Инициация и переход из одного состояния в другое подаются, таким образом, как ликвидация старого состояния и новое начало, смерть и новое рождение, которое неточно было бы считать «воскресением». Парадигма «начала» и здесь остается важнейшим принципом обряда инициации. В этом случае важнейшая часть сюжета – испытания, которым герой подвергается в царстве мертвых или на небе, или в другой стране, населенной злыми духами, чудовищами и т. д. Непосредственным отражением обрядов посвящения являются мотив проглатывания героя чудовищем с последующим его освобождением из брюха чудовища, а также мотив пребывания группы мальчиков во власти демонической лесной старухи.
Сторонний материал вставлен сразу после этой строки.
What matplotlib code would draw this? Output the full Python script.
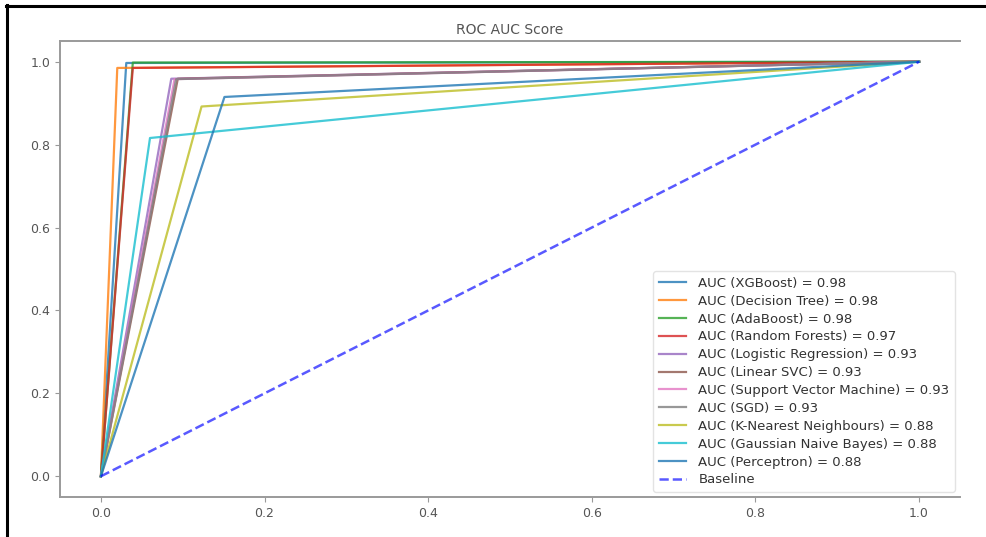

Однако в мифах и культурные герои, и страдающие боги, и «спасители», и пророки религиозных вероучений, проходя путь, имеющий значение парадигмы для последующих поколений, все же обретают свое величие прежде всего в сверхличном плане, в связи с символизацией общечеловеческих ценностей, а не в плане психологии отдельной личности. Это необходимо учесть при рассмотрении неомифологических концепций, ориентированных на психологию личности.
Существует глубокая аналогия между космогоническими мифами и мифологией переходных моментов в жизни личности, поскольку всякий переход есть обновление, а обновление всегда мыслится и ритуально представляется как смерть и новое рождение, т. е. некое воспроизведение в личном плане мифологического начала. Когда речь идет о герое или боге, этот космогонизм – не только метафорический. Однако фундамент мифологии все же составляет космогонический, а не героический миф.